This part of the series will aim to discuss the detailed developmental steps of the trans-differentiation of CD4+ Vδ1+ γδT-cells to fully functional αβ T cells.

The CD4+ Vδ1+ γδT-cells clones were reportedly extremely long-lived and had a downregulated expression of CD34. In the clones that continued to grow with Vδ1+ γδTCRs, authors tracked the commitment change to αβTCR over one month. At day 7, the initially Vδ1+ γδT-cells that were negative for αβTCR, now started to express an αβTCR and became low on γδTCR. This expression profile changed entirely on day 28, where the cells became αβTCR(+) γδTCR(lo). The CD4 and CD8 expression on these clones was also evaluated and it turned out that the cells remained either SP CD4+ or changed their co-receptor from SP CD4+ --> DP CD4+/CD8dim. This resulted into cell pool containig either SP CD4+ or SP CD8+ αβTCR(+) T cell clones. Original figure (5) from the paper shows more details on staining.

Developmental steps leading to trans-differentiation

Expression of the constant region of TCR chains was used as a focal point whilst evaluating the re-organization of these clones. The chronological steps in which this change occurs is as follows:

1. CD34 is down-regulated
2. DN1-stage like Vδ1+ Cγ1+ Vδ1+ γδT-cells express CD4 and undergo morphological changes during proliferation
3. Cells now become DN2-stage like where they are still αβ negative, but lower in expression of both Vδ1+ and Cγ chains, and start expressing Cβ chain. At this point cells have an LGL like proliferation profile
4. Expression of the β-chain leads to progression towards DN3-stage and thereby further downregulation of the Vδ1 chain and ablation of Cγ chain replaced by a Cβ chain altogether
5. Cells undergo β-chain selection with a fully formed Cβ chain, cells undergo DP-like developmental stage, where the expression of CD4+CD8+ αβTCR is dim but the competitive binding of Vβ1+Vδ1 vs. Vβ+Vα+ begins.
6. At this point, the processive α-chain rearrangement occurs that deletes the δ-chain and leads to positive selection and form a DPb stage and express Ca+Cb+Vd1-Cg-
7. Finally, the SP TCRαβ+ cells yield CD4+ or CD8+ αβ+TCR cells.

This summary can be shown graphically in the following summary figure extracted from the paper.

I adore this paper. It is not an easy paper to read with many critical and meticulous experimental details, but if you were to gloss over them and just focus on the things I did, you might find:

• If, under severe inflammatory conditions, a mature Vδ1+ γδ TCR can undergo gene re-organization and form a fully functional CD4+ or CD8+ αβ TCR, that not only changes our convention of T-cell lineage but also build on the existsing perspective of the plasticity of these re-arrangements.

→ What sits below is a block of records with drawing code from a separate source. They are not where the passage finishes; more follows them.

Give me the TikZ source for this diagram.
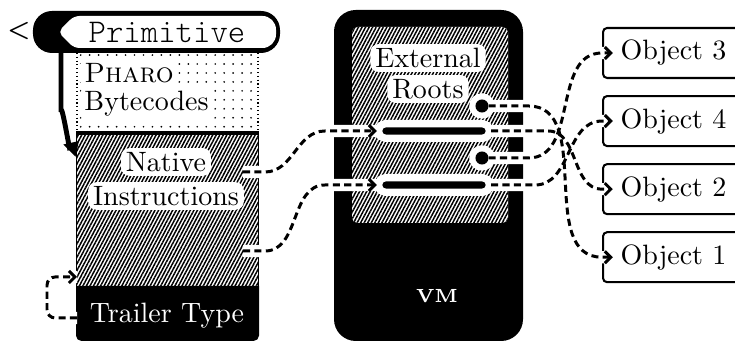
\documentclass[tikz,border=0pt]{standalone}
\usepackage{fontspec}
\newfontfamily\codefont{Latin Modern Mono Light}
\usetikzlibrary{arrows.meta,patterns.meta,positioning}

\tikzset{
  hatch/.style={preaction={fill=white}, pattern={Lines[angle=62,distance=1.15pt,line width=0.55pt]}},
  specks/.style={pattern={Dots[distance=3.3pt,radius=0.35pt]}},
  tag/.style={fill=white, rounded corners=3pt, inner xsep=1.8pt, inner ysep=1.5pt},
  bar/.style={rectangle, fill=black, rounded corners=1.3pt, minimum width=38pt, minimum height=2.6pt,
    inner sep=0pt, outer sep=2pt, preaction={draw=white, line width=5.5pt}},
  root/.style={circle, fill=black, minimum size=4.8pt, inner sep=0pt, outer sep=0pt,
    preaction={draw=white, line width=4.5pt}},
  object/.style={draw, rounded corners=1.5pt, line width=0.75pt, anchor=west, minimum height=18.4pt,
    text width=60pt, inner xsep=6.5pt, align=left},
  link/.style={line width=1.1pt, dash pattern=on 2.6pt off 1.6pt, -{Straight Barb[length=2.2pt,width=4.4pt]}},
  halo/.style={white, line width=4.5pt},
}

% every pointer, drawn once as a white halo and once dashed on top
\newcommand\pointers[1]{%
  \draw[#1] (n1) -- ++(22,0) to[out=0,in=180] ++(60,-41) -- (bar1);
  \draw[#1] (n2) -- ++(22,0) to[out=0,in=180] ++(60,-66) -- (bar2);
  \draw[#1, rounded corners=3pt] (tt) -- ++(-30,0) |- (nb);
  \draw[#1] (dot1.east) -- ++(40,0) to[out=0,in=180] (obj1.west) -- ([xshift=4pt]obj1.west);
  \draw[#1] (bar1.east) -- ++(57,0) to[out=0,in=180] (obj2.west) -- ([xshift=4pt]obj2.west);
  \draw[#1] (dot2.east) -- ++(40,0) to[out=0,in=180] (obj3.west) -- ([xshift=4pt]obj3.west);
  \draw[#1] (bar2.east) -- ++(44,0) to[out=0,in=180] (obj4.west) -- ([xshift=4pt]obj4.west);
}

\begin{document}
\begin{tikzpicture}[x=0.368pt, y=-0.368pt, font=\fontsize{10.3}{12}\selectfont]
  \clip (0,0) rectangle (735,342);

  % compiled method: primitive header, bytecodes, native code, trailer
  \fill[rounded corners=7pt] (33,11) rectangle (280,53);
  \fill[white, rounded corners=2pt] (58,32) -- (74,16) [rounded corners=5pt] -- (276,16) -- (276,48)
    [rounded corners=2pt] -- (74,48) -- cycle;
  \node[font=\codefont\fontsize{12.2}{14}\selectfont] (prim) at (167,32) {Primitive};
  \node[font=\fontsize{9.5}{10}\selectfont\bfseries] (back) at (19,31) {<};

  \path[specks] (77,53) rectangle (258,132);
  \draw[densely dotted, line width=0.4pt] (77,53) -- (77,132) (258,53) -- (258,132);
  \path[hatch] (77,134) rectangle (258,288);
  \draw[line width=0.6pt] (76.5,133) -- (76.5,290) (258.5,133) -- (258.5,290);
  \draw[line width=1.5pt] (76,133) -- (259,133);
  \fill (76,286) [rounded corners=2pt] -- (76,341) -- (259,341) [sharp corners] -- (259,286) -- cycle;

  \coordinate (hook) at (61,50);
  \coordinate (drop) at (79,141);
  \draw[line width=1.8pt, -{Triangle[length=5pt,width=6pt]}] (hook) -- ++(0,62) to[out=90,in=225] (drop);

  \node[tag, anchor=west] (pharo) at (79,73) {\textsc{Pharo}};
  \node[tag, anchor=west] (bytecodes) at (79,104) {Bytecodes};
  \node[tag] (native) at (166,162) {Native};
  \node[tag] (instr) at (166,196) {Instructions};
  \node[text=white] (trailer) at (167,316) {Trailer Type};

  \coordinate (n1) at (243,172);
  \coordinate (n2) at (243,251);
  \coordinate (tt) at (77,318);
  \coordinate (nb) at (77,277);

  % the vm with its table of external roots
  \fill[rounded corners=8pt] (334,10) rectangle (523,341);
  \path[hatch, rounded corners=2pt] (352,27) rectangle (508,223);
  \node[tag] (external) at (428,58) {External};
  \node[tag] (roots) at (428,89) {Roots};
  \node[text=white, font=\fontsize{7}{8}\selectfont\bfseries] (vm) at (437,296) {VM};

  \node[root] (dot1) at (482,106) {};
  \node[bar] (bar1) at (434,131) {};
  \node[root] (dot2) at (482,158) {};
  \node[bar] (bar2) at (434,185) {};

  % heap objects
  \node[object] (obj3) at (602,53) {Object 3};
  \node[object, below=5.9pt of obj3] (obj4) {Object 4};
  \node[object, below=5.9pt of obj4] (obj2) {Object 2};
  \node[object, below=5.9pt of obj2] (obj1) {Object 1};

  \pointers{halo}
  \pointers{link}
\end{tikzpicture}
\end{document}
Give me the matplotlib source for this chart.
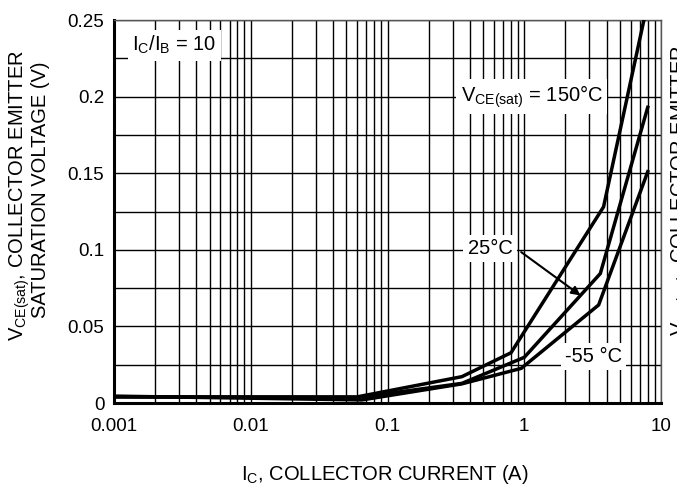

• As a γδ T cell scientist, I always enjoy a paper that shows ways to expand and functionally characterize the non-conventional T cells in humans. While, some schools of thoughts still categorize γδ T cells as innate like lymphoid cells (ILCs), there are many that consider γδ T cells to be a member of the adaptive arm. Me, on the other hand, would go even a step further and put them in yet another category of "bridging immunity". While, γδ T cells are first to respond at sites of inflammation in many models and are able to expand in recall responses, Ziegler shows that they are also able to trans-differentiate into fully functional αβTCRs.

Further experiments need to be done in different model systems to truly assure that the clonal reorganization of TCR commitments is changing and not just an artifact. Ziegler et al does a fantastic job in their discussion by validating the findings by comparing them to evidences put forth by other papers in the last couple decades.

It would also be interesting to see this sort of a model for gene re-organization in more severe infectious models such as HIV and malignant tumors. One wonders if the tumor microenviroment poses such reorganization and if so, does that make the tumor malignancy more severe?

Please feel free to clarify points that I may have missed or misinterpreted.